_Set problem_: Below are entries; tally how many lines hold the string "diagram" and answer with only that figure.

_Data listing_:

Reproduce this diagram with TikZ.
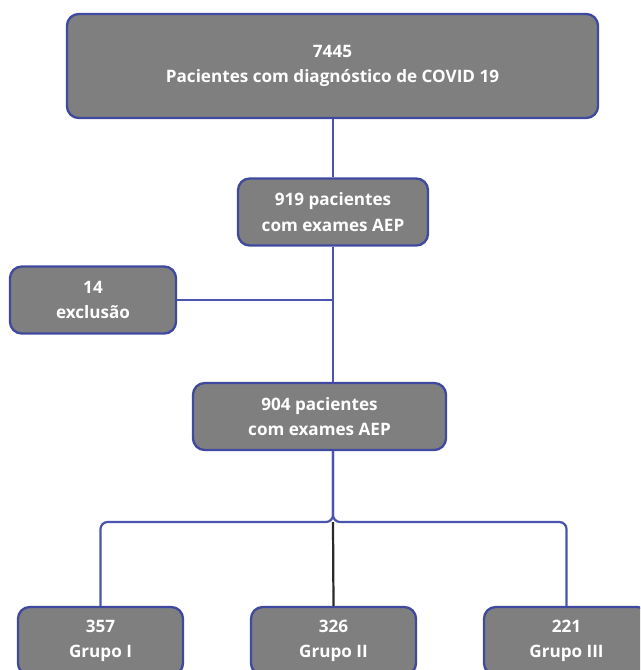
\documentclass[tikz,border=0pt]{standalone}
\usepackage{fontspec}
\setmainfont{Open Sans}
\usetikzlibrary{positioning}
\definecolor{cfill}{HTML}{7F7F7F}
\definecolor{cedge}{HTML}{3F4A9E}
\definecolor{cline}{HTML}{4A54AE}
\definecolor{cdark}{HTML}{2A2A2A}
\tikzset{
  every picture/.style={font=\bfseries\fontsize{14.6}{21.5}\selectfont, line width=2pt},
  box/.style={draw=cedge, fill=cfill, text=white, rounded corners=10pt, align=center, inner sep=0pt},
  link/.style={draw=cline, line width=1.9pt},
}
\begin{document}
\begin{tikzpicture}[x=0.03cm, y=-0.03cm]
  \useasboundingbox (0,0) rectangle (640,670);
  \clip (0,0) rectangle (640,670);
  \node[box, minimum width=15.93cm, minimum height=3.12cm] (total) at (332.5,66) {7445\\ Pacientes com diagnóstico de COVID 19};
  \node[box, minimum width=5.7cm, minimum height=2.01cm] (aep) at (333,212) {919 pacientes\\ com exames AEP};
  \node[box, minimum width=4.98cm, minimum height=2.01cm] (excl) at (93,300) {14\\ exclusão};
  \node[box, minimum width=7.59cm, minimum height=2.01cm] (final) at (319.5,416.5) {904 pacientes\\ com exames AEP};
  \node[box, minimum width=4.95cm, minimum height=2.04cm] (g1) at (100.5,641) {357\\ Grupo I};
  \node[box, minimum width=4.95cm, minimum height=2.04cm] (g2) at (333.5,641) {326\\ Grupo II};
  \node[box, minimum width=4.95cm, minimum height=2.04cm] (g3) at (566.5,641) {221\\ Grupo III};
  \coordinate (bus) at (333,522);
  \draw[link] (total.south -| aep.north) -- (aep.north);
  \draw[link] (aep.south) -- (aep.south |- final.north);
  \draw[link] (excl.east) -- (excl.east -| aep.south);
  \draw[link, rounded corners=6pt] (aep.south |- final.south) -- (bus) -| (g1.north);
  \draw[link, rounded corners=6pt] (aep.south |- final.south) -- (bus) -| (g3.north);
  \draw[draw=cdark, line width=1.9pt] (bus) -- (g2.north);
\end{tikzpicture}
\end{document}
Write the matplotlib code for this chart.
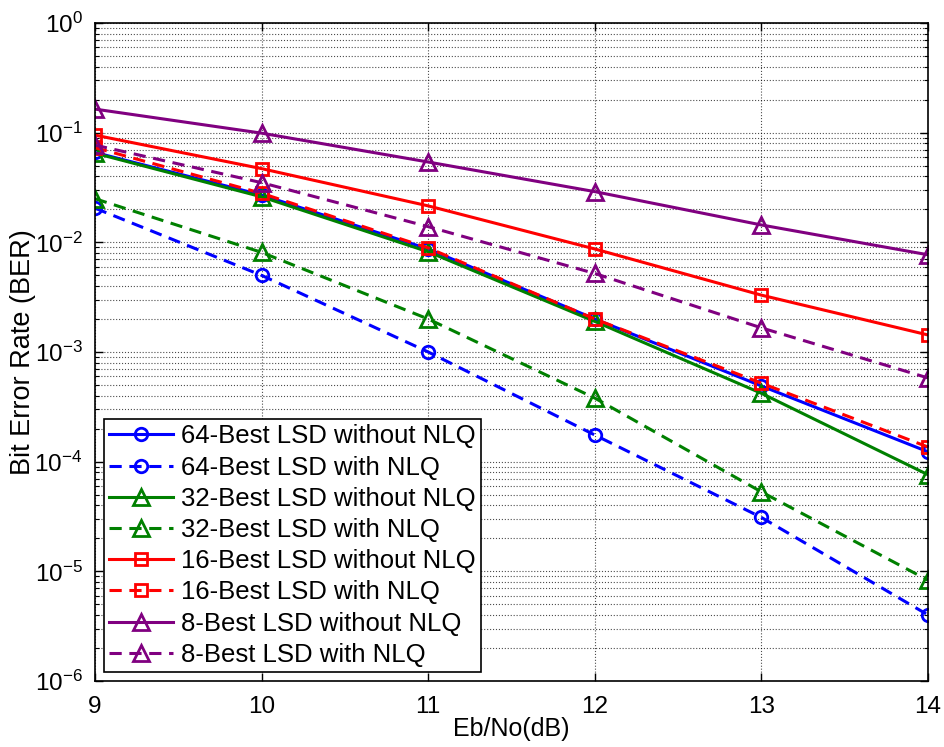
import matplotlib
matplotlib.use('Agg')
import matplotlib.pyplot as plt
from matplotlib.ticker import FixedLocator, NullFormatter

plt.rcParams['font.family'] = ['Liberation Sans', 'DejaVu Sans']
plt.rcParams['mathtext.fontset'] = 'custom'
plt.rcParams['mathtext.rm'] = 'Liberation Sans'

# data
ebno = [9, 10, 11, 12, 13, 14]
ber_64 = [0.066, 0.027, 0.0087, 0.0020, 4.9e-4, 1.23e-4]
ber_64_nlq = [0.0205, 0.0050, 1.0e-3, 1.75e-4, 3.1e-5, 4.0e-6]
ber_32 = [0.065, 0.026, 0.0082, 0.0019, 4.2e-4, 7.6e-5]
ber_32_nlq = [0.025, 0.0081, 0.0020, 3.8e-4, 5.3e-5, 8.3e-6]
ber_16 = [0.095, 0.047, 0.0215, 0.0087, 0.0033, 1.43e-3]
ber_16_nlq = [0.073, 0.028, 0.0089, 0.0020, 5.2e-4, 1.36e-4]
ber_8 = [0.164, 0.099, 0.054, 0.029, 0.0144, 0.0077]
ber_8_nlq = [0.077, 0.035, 0.0139, 0.0052, 1.66e-3, 5.8e-4]
decades = [1e-6, 1e-5, 1e-4, 1e-3, 1e-2, 1e-1, 1e0]

data = [ber_64, ber_64_nlq, ber_32, ber_32_nlq, ber_16, ber_16_nlq, ber_8, ber_8_nlq]
labels = ['64-Best LSD without NLQ', '64-Best LSD with NLQ',
          '32-Best LSD without NLQ', '32-Best LSD with NLQ',
          '16-Best LSD without NLQ', '16-Best LSD with NLQ',
          '8-Best LSD without NLQ', '8-Best LSD with NLQ']
colors = ['#0000ff', '#0000ff', '#008000', '#008000', '#ff0000', '#ff0000', '#800080', '#800080']
markers = ['o', 'o', '^', '^', 's', 's', '^', '^']
msizes = [9, 9, 12, 12, 9, 9, 12, 12]
styles = ['-', '--', '-', '--', '-', '--', '-', '--']

fig = plt.figure(figsize=(9.45, 7.47), dpi=100)
ax = fig.add_axes([0.1005, 0.0884, 0.8815, 0.8808])

for i in range(len(data)):
    ax.semilogy(ebno, data[i], label=labels[i], color=colors[i], linestyle=styles[i],
                linewidth=2.2, marker=markers[i], markersize=msizes[i],
                markerfacecolor='none', markeredgewidth=2, markeredgecolor=colors[i],
                dashes=(4, 2.5) if styles[i] == '--' else (None, None))

ax.set_xlim(9, 14)
ax.set_ylim(1e-6, 1)
ax.set_xticks(ebno)
ax.set_yticks(decades)
minors = [m * d for d in decades[:-1] for m in range(2, 10)]
ax.yaxis.set_minor_locator(FixedLocator(minors))
ax.yaxis.set_minor_formatter(NullFormatter())

ax.grid(True, which='major', linestyle=':', color='black', linewidth=0.8, alpha=0.7)
ax.grid(True, which='minor', axis='y', linestyle=':', color='black', linewidth=0.8, alpha=0.7)
ax.tick_params(which='both', direction='in', top=True, right=True, labelsize=17.5)
ax.tick_params(axis='x', pad=11)
ax.tick_params(axis='y', pad=9)
ax.tick_params(which='major', length=6, width=1)
ax.tick_params(which='minor', length=3, width=0.8)
for s in ax.spines.values():
    s.set_linewidth(1.2)

ax.set_xlabel('Eb/No(dB)', fontsize=18, labelpad=-1)
ax.set_ylabel('Bit Error Rate (BER)', fontsize=19.5, labelpad=-1.5)

leg = ax.legend(loc='lower left', fontsize=18.5, fancybox=False, edgecolor='black',
                framealpha=1, handlelength=2.5, numpoints=1, borderaxespad=0.35,
                labelspacing=0.28, handletextpad=0.3, borderpad=0.2)
leg.get_frame().set_linewidth(1.2)

fig.savefig('out.png', dpi=100)
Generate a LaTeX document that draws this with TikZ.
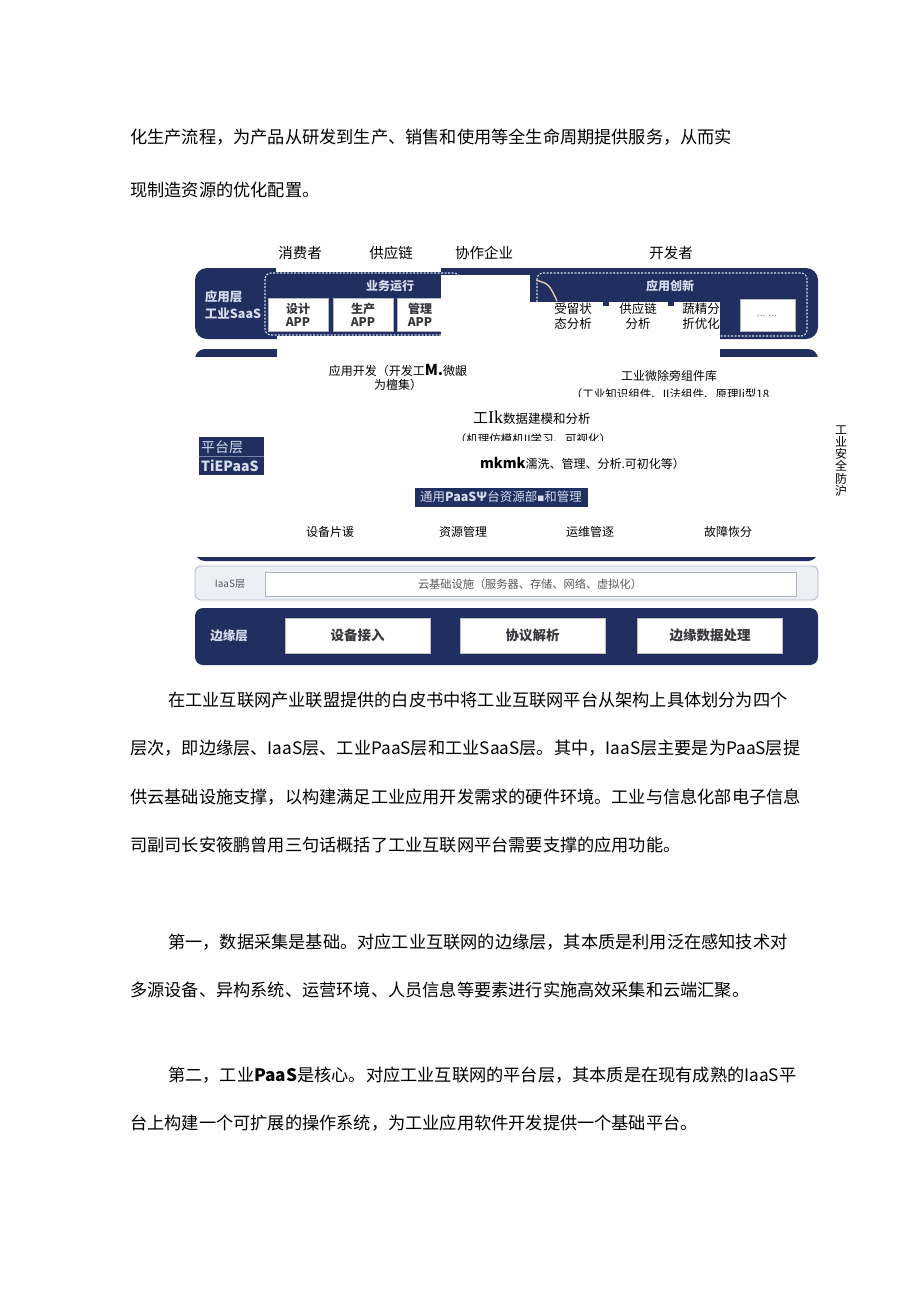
\documentclass[tikz,border=0pt]{standalone}
\usepackage{fontspec}
\setmainfont{Noto Sans CJK SC}
\newfontfamily\serifr{Liberation Serif}
\definecolor{navy}{RGB}{32,46,96}
\definecolor{lbl}{RGB}{214,220,236}
\definecolor{iaasfill}{RGB}{236,239,246}
\definecolor{iaasdraw}{RGB}{172,180,198}
\definecolor{boxtext}{RGB}{55,55,62}
\definecolor{peach}{RGB}{236,196,170}
\definecolor{greytext}{RGB}{85,85,95}
\begin{document}
\begin{tikzpicture}[x=1pt,y=-1pt,
  body/.style={anchor=west,inner sep=0pt,font=\fontsize{17.2}{20}\selectfont},
  toplbl/.style={inner sep=0pt,font=\fontsize{14.5}{16}\selectfont},
  mask/.style={fill=white,draw=none},
  dashbox/.style={draw=lbl,dashed,line width=1.1pt,rounded corners=6pt,dash pattern=on 2pt off 1.5pt},
  appbox/.style={fill=white,draw=lbl!60!gray,line width=0.5pt},
  apptxt/.style={inner sep=0pt,align=center,text=boxtext,font=\bfseries\fontsize{12}{13.5}\selectfont},
  newtxt/.style={inner sep=0pt,align=center,font=\fontsize{12.5}{15.5}\selectfont},
  hdr/.style={inner sep=0pt,text=lbl,font=\bfseries\fontsize{12}{14}\selectfont},
  plattxt/.style={inner sep=0pt,font=\fontsize{12}{14}\selectfont},
  edgebox/.style={fill=white,draw=gray!50,line width=0.5pt,minimum width=145pt,minimum height=35pt,inner sep=0pt,text=boxtext,font=\bfseries\fontsize{13.5}{15}\selectfont}
]
\useasboundingbox (0,0) rectangle (920,1301);

% ---------- text above diagram ----------
\node[body] (t1) at (130,137) {化生产流程，为产品从研发到生产、销售和使用等全生命周期提供服务，从而实};
\node[body] (t2) at (130,190) {现制造资源的优化配置。};

% ---------- application layer ----------
\fill[navy,rounded corners=12pt] (195,268) rectangle (818,339);
\draw[dashbox] (265,273) rectangle (460,335);
\draw[dashbox] (537,273) rectangle (807,336);
\draw[appbox] (268,298) rectangle (328,331);
\draw[appbox] (333,298) rectangle (393,331);
\draw[appbox] (397,298) rectangle (457,331);
% scan masks
\fill[mask] (276,236) rectangle (441,272);
\fill[mask] (441,275) rectangle (530,340);
\fill[mask] (530,302) rectangle (720,357);
\fill[mask] (277,336) rectangle (720,357);
\fill[navy] (603,300) rectangle (609,306);
\fill[navy] (668,300) rectangle (674,306);
\draw[peach,line width=1.4pt] (536,280) .. controls (549,284) .. (557,301);
\draw[appbox] (740,299) rectangle (795,331);

\node[inner sep=0pt,text=lbl,align=left,font=\bfseries\fontsize{12.5}{17}\selectfont] (saas) at (233,305) {应用层\\工业SaaS};
\node[hdr] (yw) at (390,286) {业务运行};
\node[hdr] (cx) at (670,286) {应用创新};
\node[apptxt] (a1) at (298,315) {设计\\APP};
\node[apptxt] (a2) at (363,315) {生产\\APP};
\node[apptxt] (a3) at (420,315) {管理\\APP};
\node[newtxt] (b1) at (573,316) {受留状\\态分析};
\node[newtxt] (b2) at (638,316) {供应链\\分析};
\node[newtxt] (b3) at (701,316) {蔬精分\\折优化};
\node[inner sep=0pt,text=gray,font=\fontsize{10}{12}\selectfont] (dots) at (767,316) {... ...};

\node[toplbl] (u1) at (300,253) {消费者};
\node[toplbl] (u2) at (391,253) {供应链};
\node[toplbl] (u3) at (484,253) {协作企业};
\node[toplbl] (u4) at (671,253) {开发者};

% ---------- platform layer ----------
\fill[navy,rounded corners=10pt] (195,349) rectangle (818,561);
\fill[mask] (190,357) rectangle (826,557);
\fill[mask] (277,339) rectangle (720,357);

\node[plattxt,align=center] (dev) at (398,377) {应用开发（开发工{\bfseries\fontsize{15}{15}\selectfont M.}微龈\\为檀集）};
\node[plattxt] (lib) at (669,376) {工业微除旁组件库};
\begin{scope}
\clip (540,380) rectangle (800,396);
\node[inner sep=0pt,font=\fontsize{11.5}{13}\selectfont] (libsub) at (670,394) {（工业知识组件、II法组件、原理li型18};
\end{scope}
\node[inner sep=0pt,anchor=west,font=\fontsize{12.5}{14}\selectfont] (model) at (473,418) {{\fontsize{15}{15}\selectfont 工}{\serifr\fontsize{18}{18}\selectfont Ik}数据建模和分析};
\begin{scope}
\clip (440,428) rectangle (640,440);
\node[inner sep=0pt,font=\fontsize{11.5}{13}\selectfont] (modsub) at (533,439) {（机理仿模机II学习、可视化）};
\end{scope}
\node[inner sep=0pt,anchor=west,font=\fontsize{12}{14}\selectfont] (mk) at (480,463) {{\bfseries\fontsize{14}{14}\selectfont mkmk}濡洗、管理、分析.可初化等）};

\node[fill=navy,minimum width=173pt,minimum height=19pt,inner sep=0pt,text=lbl,font=\fontsize{12.5}{14}\selectfont] (res) at (501,497) {通用{\bfseries PaaSΨ}台资源部{\fontsize{7}{7}\selectfont ■}和管理};

\node[fill=navy,minimum width=65pt,minimum height=38pt,inner sep=0pt] (platbox) at (231.5,456) {};
\draw[navy!60!white,line width=0.6pt] (platbox.west) -- (platbox.east);
\node[inner sep=0pt,anchor=west,text=lbl,font=\fontsize{14}{15}\selectfont] (plat1) at (201,447) {平台层};
\node[inner sep=0pt,anchor=west,text=lbl,font=\bfseries\fontsize{14}{15}\selectfont] (plat2) at (201,466) {TiEPaaS};

\node[plattxt] (r1) at (330,532) {设备片谖};
\node[plattxt] (r2) at (463,532) {资源管理};
\node[plattxt] (r3) at (590,532) {运维管逐};
\node[plattxt] (r4) at (728,532) {故障恢分};

\node[inner sep=0pt,align=center,font=\fontsize{12}{12.2}\selectfont] (sec) at (841,461) {工\\业\\安\\全\\防\\沪};

% ---------- IaaS layer ----------
\draw[fill=iaasfill,draw=iaasdraw,line width=0.8pt,rounded corners=6pt] (195,566) rectangle (818,600);
\draw[fill=white,draw=iaasdraw,line width=0.6pt] (265,572) rectangle (796,596);
\node[inner sep=0pt,text=greytext,font=\fontsize{10}{12}\selectfont] (iaas) at (230,584) {IaaS层};
\node[inner sep=0pt,text=greytext,font=\fontsize{11.2}{13}\selectfont] (cloud) at (530,584) {云基础设施（服务器、存储、网络、虚拟化）};

% ---------- edge layer ----------
\fill[navy,rounded corners=8pt] (195,608) rectangle (818,665);
\node[inner sep=0pt,text=lbl,font=\bfseries\fontsize{12.5}{14}\selectfont] (edge) at (229,636) {边缘层};
\node[edgebox] (e1) at (357.5,635.5) {设备接入};
\node[edgebox] (e2) at (532.5,635.5) {协议解析};
\node[edgebox] (e3) at (710,635.5) {边缘数据处理};

% ---------- text below diagram ----------
\node[body] (p1) at (168,700) {在工业互联网产业联盟提供的白皮书中将工业互联网平台从架构上具体划分为四个};
\node[body] (p2) at (130,748) {层次，即边缘层、IaaS层、工业PaaS层和工业SaaS层。其中，IaaS层主要是为PaaS层提};
\node[body] (p3) at (130,797) {供云基础设施支撑，以构建满足工业应用开发需求的硬件环境。工业与信息化部电子信息};
\node[body] (p4) at (130,845) {司副司长安筱鹏曾用三句话概括了工业互联网平台需要支撑的应用功能。};
\node[body] (q1) at (168,942) {第一，数据采集是基础。对应工业互联网的边缘层，其本质是利用泛在感知技术对};
\node[body] (q2) at (130,990) {多源设备、异构系统、运营环境、人员信息等要素进行实施高效采集和云端汇聚。};
\node[body] (s1) at (168,1075) {第二，工业{\bfseries PaaS}是核心。对应工业互联网的平台层，其本质是在现有成熟的IaaS平};
\node[body] (s2) at (130,1123) {台上构建一个可扩展的操作系统，为工业应用软件开发提供一个基础平台。};
\end{tikzpicture}
\end{document}
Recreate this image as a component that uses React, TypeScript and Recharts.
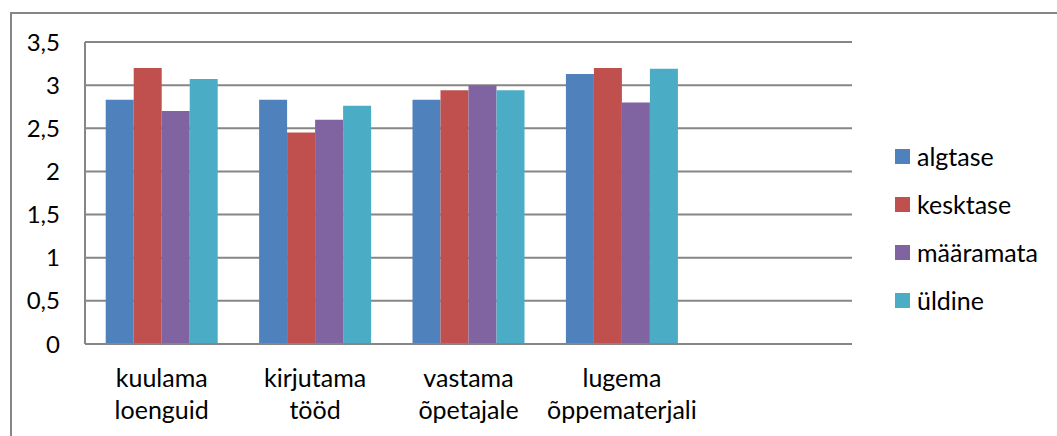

_Exercise response_: 3